Это «опадание» символического во сне парадоксально пробуждает «я» от сна, в который, по мнению Левинаса, оно погружается благодаря окаменению жизни в идентичностях. Не с этим ли связан интерес некоторых художников к изображению спящих. К числу таких художников относится, например, Люсьен Фрейд, на удивление часто изображавший спящих натурщиков [831] . Среди множества спящих моделей выделяются изображения Сью Тилли, корпулентной пенсионной инспекторши, с которой Фрейд познакомился в средине 1990-х. В картинах «Пенсионная инспекторша спит» (1995) (илл. 4) и «Сон у ковра со львами» (1996) (илл. 5) Фрейд изобразил грузное тело спящей Тилли. Необходимость изображения спящей натурщицы связана с тем, что обнаженный человек особенно уязвим для внешнего взгляда, а также в большей мере, чем одетый, склонен позировать, то есть предъявлять свое тело в неком репрезентационном жесте, который превращает его в подобие множества изображенного до того «ню». В момент инстинктивного позирования тело «собирается» и превращается в то, что Дольто называет «скопическим образом тела», то есть образом видимого тела, тела, явленного взгляду.
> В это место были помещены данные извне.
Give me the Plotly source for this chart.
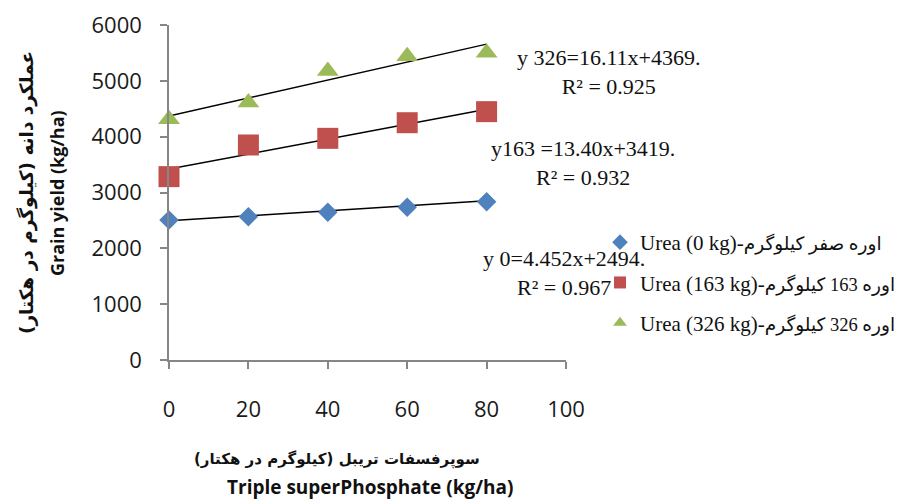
import plotly.graph_objects as go

# ---- data ----
phosphate = [0, 20, 40, 60, 80]
urea0 = [2508, 2567, 2645, 2735, 2836]
urea163 = [3284, 3851, 3970, 4250, 4448]
urea326 = [4310, 4610, 5175, 5440, 5505]

series_latin = ["Urea (0 kg)-", "Urea (163 kg)-", "Urea (326 kg)-"]
series_persian = ["اوره صفر کیلوگرم", "اوره 163 کیلوگرم", "اوره 326 کیلوگرم"]
slopes = [4.452, 13.40, 16.11]
intercepts = [2494, 3419, 4369]
equations = [
    "y 0=4.452x+2494.<br>R² = 0.967",
    "y163 =13.40x+3419.<br>R² = 0.932",
    "y 326=16.11x+4369.<br>R² = 0.925",
]
x_ticks = [0, 20, 40, 60, 80, 100]
y_ticks = [0, 1000, 2000, 3000, 4000, 5000, 6000]

# ---- layout helpers (pixel -> paper) ----
L, R, T, B = 169, 337, 25, 140
W, H = 903, 500
PW, PH = W - L - R, H - T - B


def px(x):
    return (x - L) / PW


def py(y):
    return (H - B - y) / PH


colors = ["#4F81BD", "#C0504D", "#9BBB59"]
symbols = ["diamond", "square", "triangle-up"]
sizes = [15, 21, 19]
values = [urea0, urea163, urea326]

fig = go.Figure()

# trend lines
for m, b in zip(slopes, intercepts):
    xs = [phosphate[0], phosphate[-1]]
    fig.add_trace(go.Scatter(
        x=xs, y=[b + m * v for v in xs], mode="lines", cliponaxis=False,
        line=dict(color="black", width=1.5), showlegend=False, hoverinfo="skip"))

for i in range(3):
    name = series_latin[i] + "<span style='font-size:18.5px'>" + series_persian[i] + "</span>"
    fig.add_trace(go.Scatter(
        x=phosphate, y=values[i], mode="markers", name=name,
        legendgroup=f"g{i}", cliponaxis=False,
        marker=dict(symbol=symbols[i], color=colors[i], size=sizes[i], line=dict(width=0))))

axis_font = dict(family="Open Sans, DejaVu Sans", size=22, color="#1a1a1a")

fig.update_layout(
    template="none",
    width=W, height=H,
    margin=dict(l=L, r=R, t=T, b=B, pad=0, autoexpand=False),
    plot_bgcolor="white", paper_bgcolor="white",
    xaxis=dict(range=[0, 100], tickvals=x_ticks, showgrid=False, zeroline=False,
               automargin=False,
               showline=True, linecolor="#868686", linewidth=1.5,
               ticks="outside", ticklen=7, tickcolor="#868686", tickwidth=1.5,
               tickfont=axis_font, ticklabelstandoff=22),
    yaxis=dict(range=[0, 6000], tickvals=y_ticks, showgrid=False, zeroline=False,
               automargin=False,
               showline=True, linecolor="#868686", linewidth=1.5,
               ticks="outside", ticklen=7, tickcolor="#868686", tickwidth=1.5,
               tickfont=axis_font, ticklabelstandoff=14),
    legend=dict(x=px(600), y=py(222), xanchor="left", yanchor="top",
                font=dict(family="Liberation Serif, DejaVu Sans", size=21, color="#111"),
                itemsizing="constant", tracegroupgap=10, bgcolor="rgba(0,0,0,0)"),
    showlegend=True,
)

# equations
eq_pos = [(564, 273), (583, 163), (609, 72)]
for txt, (ex, ey) in zip(equations, eq_pos):
    fig.add_annotation(x=px(ex), y=py(ey), xref="paper", yref="paper", text=txt,
                       showarrow=False, align="center", xanchor="center", yanchor="middle",
                       font=dict(family="Liberation Serif", size=22, color="#111"))

title_font = dict(family="Open Sans, DejaVu Sans", size=18, color="#111")
# y title
fig.add_annotation(x=px(27), y=py(193), xref="paper", yref="paper",
                   text="<b>عملکرد دانه (کیلوگرم در هکتار)</b>", textangle=-90,
                   showarrow=False, xanchor="center", yanchor="middle",
                   font=dict(family="DejaVu Sans", size=18.5, color="#111"))
fig.add_annotation(x=px(57), y=py(193), xref="paper", yref="paper",
                   text="<b>Grain yield (kg/ha)</b>", textangle=-90,
                   showarrow=False, xanchor="center", yanchor="middle", font=title_font)
# x title
fig.add_annotation(x=px(337), y=py(459), xref="paper", yref="paper",
                   text="<b>سوپرفسفات تریبل (کیلوگرم در هکتار)</b>",
                   showarrow=False, xanchor="center", yanchor="middle",
                   font=dict(family="DejaVu Sans", size=15, color="#111"))
fig.add_annotation(x=px(370), y=py(487), xref="paper", yref="paper",
                   text="<b>Triple superPhosphate (kg/ha)</b>",
                   showarrow=False, xanchor="center", yanchor="middle",
                   font=dict(family="Open Sans, DejaVu Sans", size=19, color="#111"))

fig.write_html("out.html", config={"displayModeBar": False},
               post_script="document.body.style.margin='0';")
Сознательная организация своего собственного тела согласно эстетическим канонам искусства также несомненно является жестом (gestus, signum). В позировании, даже совершенно бессознательном, обнаженное тело как бы одевается «позой», жестом. Но в таком случае художник, изображающий тело позирующей натурщицы, уже имеет дело не с «реальностью» плоти, но с репрезентацией. Репрезентация эта рождается не в жесте живописи, но до того, в аранжировке своего тела натурщицей.
831
Одна из первых таких работ «Спящая обнаженная» (1950), несмотря на в целом классическую ориентацию, уже дает «деформацию» в лице натурщицы, мотивированную ее сном.